# AOSP ROM With Some Features?



## CZonin (Sep 25, 2011)

I'm looking for a 4.2.1 ROM that is basically stock with a few features added in like extended power menu and toggle modification. Are there any out there that you would suggest?


----------



## klatu375 (Mar 22, 2012)

Jelly Belly is what you're looking for. CM 10.1 was also released for the Nexus 7 on Sunday.


----------



## CZonin (Sep 25, 2011)

I've moved away from ROM's that are too feature rich like those 2. Just looking for a few added mods like the ones I've stated.


----------



## viper689 (Mar 29, 2012)

Umm Jelly Belly is a pretty stock rom. And toggle modification is no small feature.

Tap'd away from my 4.2.1 GNex


----------



## CZonin (Sep 25, 2011)

Nvm. Guess I'm going to have to wait for Pete to release BB 4.2.


----------



## viper689 (Mar 29, 2012)

You'll be waiting awhile for sure. He just got back into developing, but didn't specify for what devices

Tap'd away from my 4.2.1 GNex


----------



## Fusi0n (Jul 15, 2012)

CZonin said:


> Nvm. Guess I'm going to have to wait for Pete to release BB 4.2.


Jelly belly is just about as stock as it gets without being pure stock.

Sent from my Galaxy Nexus using Tapatalk 2


----------



## masully84 (Jul 17, 2012)

Mmuzzy has a nice rom for the N7 and Toro

Sent from my Galaxy Nexus


----------



## CZonin (Sep 25, 2011)

masully84 said:


> Mmuzzy has a nice rom for the N7 and Toro
> 
> Sent from my Galaxy Nexus


That's actually exactly what I was looking for.
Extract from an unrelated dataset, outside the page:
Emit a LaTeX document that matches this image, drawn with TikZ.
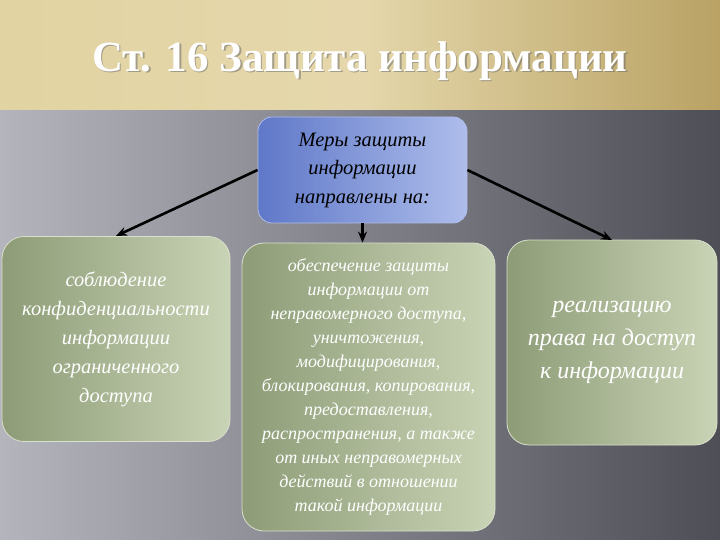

Been running it on my GNex for months but didn't know he supported the 7. Thanks!


----------



## jsauder2 (Nov 3, 2011)

smoothROM or cleanROM would be good options as well.

Sent from my DROIDX


----------



## ezas (Sep 3, 2011)

This is exactly what I was going to say, even though I'm currently on ParanoidAndroid.

Sent from my Nexus 7 using RootzWiki


----------



## pruster (Nov 9, 2012)

XYLON

Sent from my Nexus 7 using Tapatalk HD


----------